Lindsey Kolb, digital director at Beltway firm DDC Public Affairs, said that she’s been educating clients “on what programmatic is and what those options are” as a way to convince them to move budgets away from Facebook.
In her clients’ minds, Kolb said during C&E’s recent CampaignTech at Home Conference on July 8, “all that really matters to them is Facebook and Twitter and what the internet trolls are saying.
“But in reality, you can get a lot more bang for your buck sometimes moving those conversations out of Facebook and moving them into a programmatic space where it’s just persuasive messaging.”
Kolb noted that while CPAs are now lower on Facebook — in part, because of major brands boycotting the company over what they consider inaction on extremist content — the environment is more hostile.
“With all of these different social changes that are happening, if we’re posting from a huge trade association or coalition, it creates its own form of negative messaging between our audience,” she said. “There’s lots of programmatic ways where you can do a social boost, where you can boost that organic content in a programmatic way without actually giving money to Facebook.”
Mike Schneider, a partner at Bully Pulpit Interactive (BPI), warned against just shifting content from Facebook without “rigorous measurement” of viewers’ interactions with it.
“If people are annoyed at a brand for advertising, just moving that advertising to a place where they can’t directly complain about it doesn’t really solve the underlying problem,” he said.
Moreover, Schneider warned that campaigns who are leaving the walled garden of Facebook will have a more difficult time reaching their target audiences: “We just have this challenging situation where there’s more inventory than ever available, but it’s harder sometimes for less sophisticated campaigns to make efficient use of it.”

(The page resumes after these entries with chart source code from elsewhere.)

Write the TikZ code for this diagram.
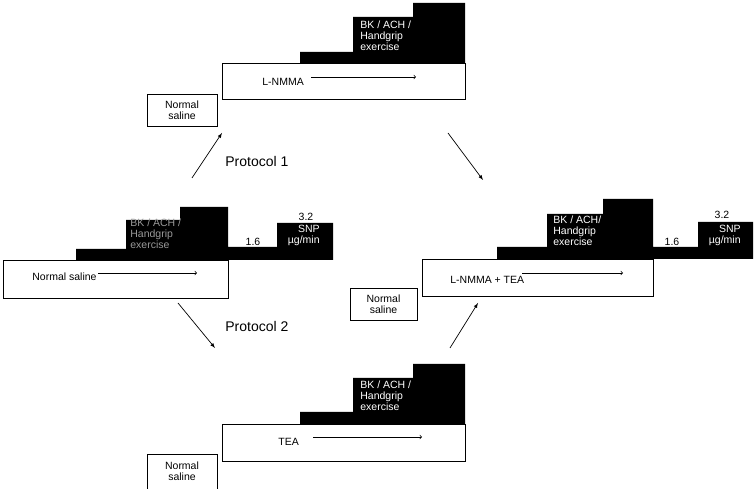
\documentclass[tikz,border=0pt]{standalone}
\usepackage{fontspec}
\setmainfont{Liberation Sans}
\begin{document}
\begin{tikzpicture}[x=1pt, y=1pt, line width=0.7pt,
        txt/.style={font=\fontsize{10.5}{11}\selectfont, inner sep=0pt},
        infusion/.style={txt, align=left, anchor=west, text=white},
        saline/.style={txt, draw, align=center, minimum width=70pt, minimum height=32pt},
        protocol/.style={font=\fontsize{14}{16}\selectfont, anchor=west, inner sep=0pt}]
    \useasboundingbox (0,0) rectangle (756,489);
    % top panel: L-NMMA
    \fill (300,426) -- (300,437) -- (353,437) -- (353,472) -- (413,472) -- (413,486) -- (465,486) -- (465,426) -- cycle;
    \draw (222,390) rectangle (465,426);
    \node[infusion] (bkA) at (360,453) {BK / ACH /\\Handgrip\\exercise};
    \node[txt, anchor=west] (drugA) at (262,407) {L-NMMA};
    \coordinate (startA) at (311,412);
    \coordinate (endA) at (416,412);
    \draw[->] (startA) -- (endA);
    \node[saline] (salineA) at (182,379) {Normal\\saline};
    % left panel: normal saline
    \fill (76,229) -- (76,240) -- (126,240) -- (126,269) -- (180,269) -- (180,282) -- (228,282) -- (228,242)
        -- (277,242) -- (277,266) -- (333,266) -- (333,229) -- cycle;
    \draw (3,191) rectangle (228,229);
    \node[infusion, text=white!60!black] (bkB) at (130,255) {BK / ACH /\\Handgrip\\exercise};
    \node[txt] (lowB) at (253,247) {1.6};
    \node[txt] (highB) at (306,272) {3.2};
    \node[txt, align=right, anchor=east, text=white] (snpB) at (320,254) {SNP\\µg/min};
    \node[txt, anchor=west] (drugB) at (32,212) {Normal saline};
    \coordinate (startB) at (98,216);
    \coordinate (endB) at (197,216);
    \draw[->] (startB) -- (endB);
    % right panel: L-NMMA + TEA
    \fill (497,230) -- (497,242) -- (547,242) -- (547,275) -- (603,275) -- (603,290) -- (653,290) -- (653,242)
        -- (698,242) -- (698,267) -- (753,267) -- (753,230) -- cycle;
    \draw (422,193) rectangle (653,230);
    \node[infusion] (bkC) at (553,258) {BK / ACH/\\Handgrip\\exercise};
    \node[txt] (lowC) at (672,247) {1.6};
    \node[txt] (highC) at (722,274) {3.2};
    \node[txt, align=right, anchor=east, text=white] (snpC) at (741,254) {SNP\\µg/min};
    \node[txt, anchor=west] (drugC) at (450,209) {L-NMMA + TEA};
    \coordinate (startC) at (522,216);
    \coordinate (endC) at (623,216);
    \draw[->] (startC) -- (endC);
    \node[saline, minimum width=67pt] (salineC) at (383.5,185) {Normal\\saline};
    % bottom panel: TEA
    \fill (300,65) -- (300,77) -- (353,77) -- (353,111) -- (413,111) -- (413,125) -- (465,125) -- (465,65) -- cycle;
    \draw (222,28) rectangle (465,65);
    \node[infusion] (bkD) at (360,93) {BK / ACH /\\Handgrip\\exercise};
    \node[txt, anchor=west] (drugD) at (278,47) {TEA};
    \coordinate (startD) at (313,52);
    \coordinate (endD) at (422,52);
    \draw[->] (startD) -- (endD);
    \node[txt, align=center] (salineD) at (182,18) {Normal\\saline};
    \draw (147,-3) |- (217,35) -- (217,-3);
    % protocols
    \node[protocol] (protA) at (225,327) {Protocol 1};
    \node[protocol] (protB) at (225,162) {Protocol 2};
    \coordinate (a1) at (192,311);
    \coordinate (a2) at (222,356);
    \coordinate (b1) at (448,356);
    \coordinate (b2) at (483,309);
    \coordinate (c1) at (178,186);
    \coordinate (c2) at (215,141);
    \coordinate (d1) at (450,141);
    \coordinate (d2) at (478,186);
    \draw[-latex] (a1) -- (a2);
    \draw[-latex] (b1) -- (b2);
    \draw[-latex] (c1) -- (c2);
    \draw[-latex] (d1) -- (d2);
\end{tikzpicture}
\end{document}
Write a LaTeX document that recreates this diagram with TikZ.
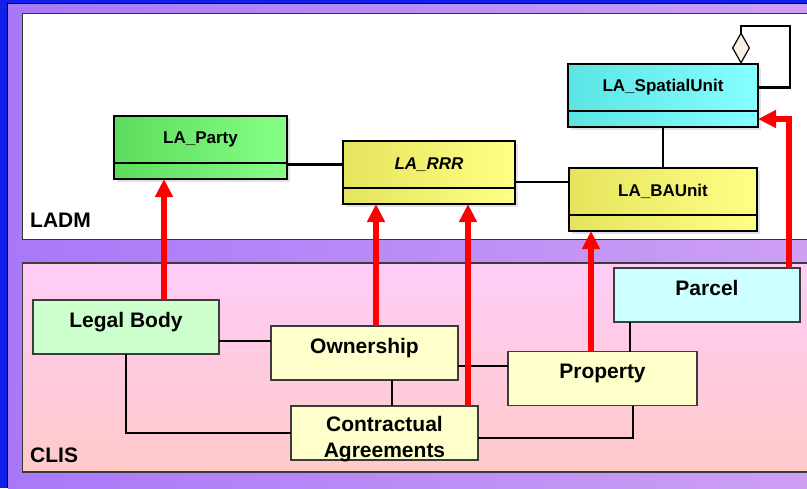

He noted YouTube, Hulu, Pandora, and other streaming services are “restricting some of the targeting options that have been the cornerstone of political [ad] buying for years.”
He also advised campaigns to consider experimenting with novel placements instead — such as out-of-home advertising, which is cheaper because fewer people are venturing out during the ongoing pandemic. Even billboards, he said, “can be a really powerful placement.”
As for the remainder of the digital landscape, campaigns need to start booking premium inventory quickly, noted Schneider: “If you haven’t [started], that time is definitely now.”
Ivanka Farrell, director of media operations at BPI, said one area that would take budget from Facebook is streaming video via OTT and CTV.
“The downside of that is it’s more expensive,” she said. “The reality is if you’re spending your budget in August, people won’t remember in late October or early November. Sometimes you have to go when it’s crowded,” she said, adding that campaigns need to make sure “you’re being smart about your audience.”